A good speech. I am currently reading your trilogy, just finished Ancillary Justice and I am about halfway through Ancillary Sword.
I do want to push back on something though, about narratives. You have used the conservative white narrative about black white relations and black majority cities to illustrate your point, but the counter-narrative, the framing of the justice system as racist by design itself, can be just as flawed. You make a reference to the murder of Renisha McBride instead of, say, Trayvon Martin, and the difference in outcomes is significant: Wafer was found guilty of second degree murder for the killing of McBride, while Zimmerman walked in the Martin case. On the other hand, in a similar high profile case, Michael Dunn was convicted of three counts of attempted murder and one count first degree murder for the shooting of Jordan Davis (the latter on retrial, but premeditation and deliberation seemed to be an issue even on retrial, helping to explain the outcome).

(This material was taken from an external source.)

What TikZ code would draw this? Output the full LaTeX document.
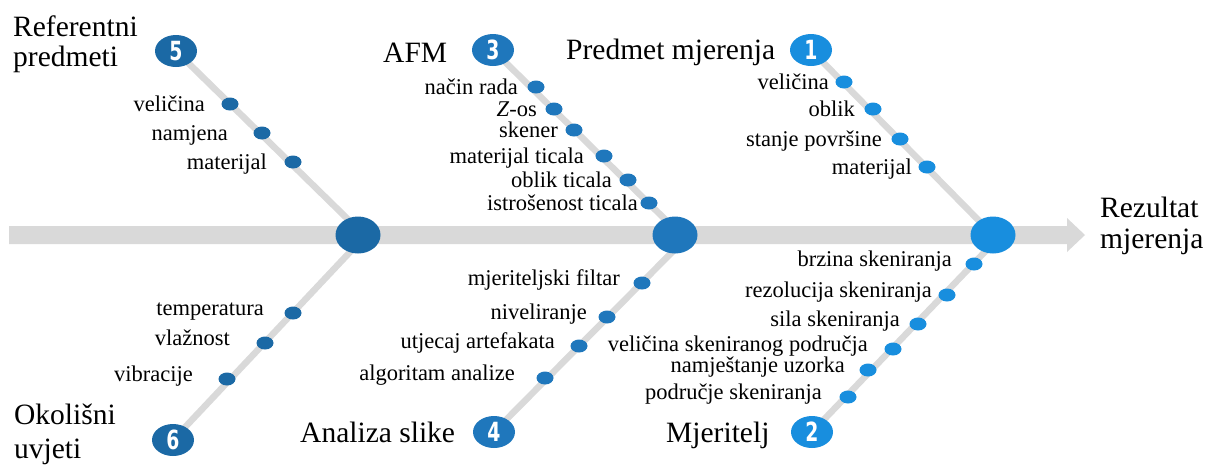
\documentclass[tikz,border=0pt]{standalone}
\usepackage{fontspec}
\setmainfont{Liberation Serif}
\newfontfamily\numfont{DejaVu Sans Condensed}
\usetikzlibrary{shapes.geometric,backgrounds}

\definecolor{fishdark}{HTML}{1B69A5}
\definecolor{fishmid}{HTML}{1F77BC}
\definecolor{fishlight}{HTML}{188EDE}
\definecolor{fishbone}{HTML}{D9D9D9}

\newcommand{\causenum}[1]{\scalebox{0.95}[1.2]{#1}}

\begin{document}
\begin{tikzpicture}[x=1pt,y=-1pt,
  bone/.style={draw=fishbone,line width=6.5pt},
  hub/.style={ellipse,inner sep=0pt,minimum width=45pt,minimum height=37pt},
  cause/.style={ellipse,inner sep=0pt,minimum width=42pt,minimum height=32pt,text=white,
    font=\numfont\bfseries\fontsize{22}{22}\selectfont},
  dot/.style={ellipse,inner sep=0pt,minimum width=17pt,minimum height=13pt},
  item/.style={inner sep=0pt,font=\fontsize{22.5}{27}\selectfont},
  title/.style={inner sep=0pt,align=left,font=\fontsize{29.5}{30}\selectfont}]
  \useasboundingbox (0,0) rectangle (1214,467);

  % hubs on the spine
  \node[hub,fill=fishdark] (h1) at (358,235) {};
  \node[hub,fill=fishmid] (h2) at (675,235) {};
  \node[hub,fill=fishlight] (h3) at (993,235) {};

  % numbered causes
  \node[cause,fill=fishlight] (c1) at (811,50) {\causenum{1}};
  \node[cause,fill=fishlight] (c2) at (812,432) {\causenum{2}};
  \node[cause,fill=fishmid] (c3) at (493,50) {\causenum{3}};
  \node[cause,fill=fishmid] (c4) at (494,432) {\causenum{4}};
  \node[cause,fill=fishdark] (c5) at (176,51) {\causenum{5}};
  \node[cause,fill=fishdark] (c6) at (173,440) {\causenum{6}};

  \begin{scope}[on background layer]
    \fill[fishbone] (9,226) -- (1067,226) -- (1067,218) -- (1085,235)
      -- (1067,252) -- (1067,244) -- (9,244) -- cycle;
    \draw[bone] (c1.center) -- (h3.center);
    \draw[bone] (c2.center) -- ([xshift=8pt]h3.center);
    \draw[bone] (c3.center) -- ([xshift=6pt]h2.center);
    \draw[bone] (c4.center) -- ([xshift=14pt]h2.center);
    \draw[bone] (c5.center) -- ([xshift=6pt]h1.center);
    \draw[bone] (c6.center) -- ([xshift=8pt]h1.center);
  \end{scope}

  % titles (base = last line)
  \node[title,anchor=base west] (t1) at (566,59) {Predmet mjerenja};
  \node[title,anchor=base west] (t2) at (666,442) {Mjeritelj};
  \node[title,anchor=base west] (t3) at (383,62) {AFM};
  \node[title,anchor=base west] (t4) at (300,442) {Analiza slike};
  \node[title,anchor=base west] (t5) at (13,66) {Referentni\\predmeti};
  \node[title,anchor=base west] (t6) at (14,458) {Okolišni\\[4pt]uvjeti};
  \node[title,anchor=base west] (res) at (1100,248) {Rezultat\\[1pt]mjerenja};

  % upper bones
  \foreach \x/\y/\r/\t [count=\n] in {844/82/829/veličina, 873/109/855/oblik,
      900/139/882/stanje površine, 927/167/912/materijal}{
    \node[dot,fill=fishlight] (d1\n) at (\x,\y) {};
    \node[item,anchor=base east,yshift=-7.5pt] (l1\n) at (\r,\y) {\t};
  }
  \foreach \x/\y/\r/\t [count=\n] in {536/87/518/način rada, 554/109/537/\textit{Z}-os,
      574/130/558/skener, 604/156/584/materijal ticala, 628/180/612/oblik ticala,
      649/203/638/istrošenost ticala}{
    \node[dot,fill=fishmid] (d3\n) at (\x,\y) {};
    \node[item,anchor=base east,yshift=-7.5pt] (l3\n) at (\r,\y) {\t};
  }
  \foreach \x/\y/\r/\t [count=\n] in {230/104/205/veličina, 262/133/228/namjena,
      293/162/267/materijal}{
    \node[dot,fill=fishdark] (d5\n) at (\x,\y) {};
    \node[item,anchor=base east,yshift=-7.5pt] (l5\n) at (\r,\y) {\t};
  }

  % lower bones
  \foreach \x/\y/\r/\t [count=\n] in {974/264/952/brzina skeniranja,
      947/295/932/rezolucija skeniranja, 918/324/900/sila skeniranja,
      893/349/868/veličina skeniranog područja, 868/370/845/namještanje uzorka,
      848/397/822/područje skeniranja}{
    \node[dot,fill=fishlight] (d2\n) at (\x,\y) {};
    \node[item,anchor=base east,yshift=-2.5pt] (l2\n) at (\r,\y) {\t};
  }
  \foreach \x/\y/\r/\t [count=\n] in {642/283/620/mjeriteljski filtar,
      607/317/587/niveliranje, 579/346/555/utjecaj artefakata,
      545/378/515/algoritam analize}{
    \node[dot,fill=fishmid] (d4\n) at (\x,\y) {};
    \node[item,anchor=base east,yshift=-2.5pt] (l4\n) at (\r,\y) {\t};
  }
  \foreach \x/\y/\r/\t [count=\n] in {293/313/264/temperatura, 265/343/230/vlažnost,
      227/379/193/vibracije}{
    \node[dot,fill=fishdark] (d6\n) at (\x,\y) {};
    \node[item,anchor=base east,yshift=-2.5pt] (l6\n) at (\r,\y) {\t};
  }
\end{tikzpicture}
\end{document}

These results, and other realities of life, complicate the oppression narrative, particularly when it comes to the presumed racial injustice of the criminal justice system.
For me, the best stories confront and complicate these narratives. It is one of the things I appreciate most about the work of Octavia Butler and her exploration of power dynamics. It the reason that I think American Crime is the best network show about the criminal justice system. And while it is far less serious, it is the factor that elevated Veronica Mars and its exploration of class dynamics.
The problem about iffy data giving a less than stellar outcome has been termed, decades ago, as GIGO (Garbage-In, Garbage-Out).
As the person in the Q-and-A session mentioned, you may have a honest/accurate algorithm/recipe, but the data you feed it will decide the end outcome.
If you code in the software filters and prejudice it to exclude ‘obviously wrong’ data, you enter another minefield – how do you filter out data? How do you define outliers? Not an easy problem in computer science.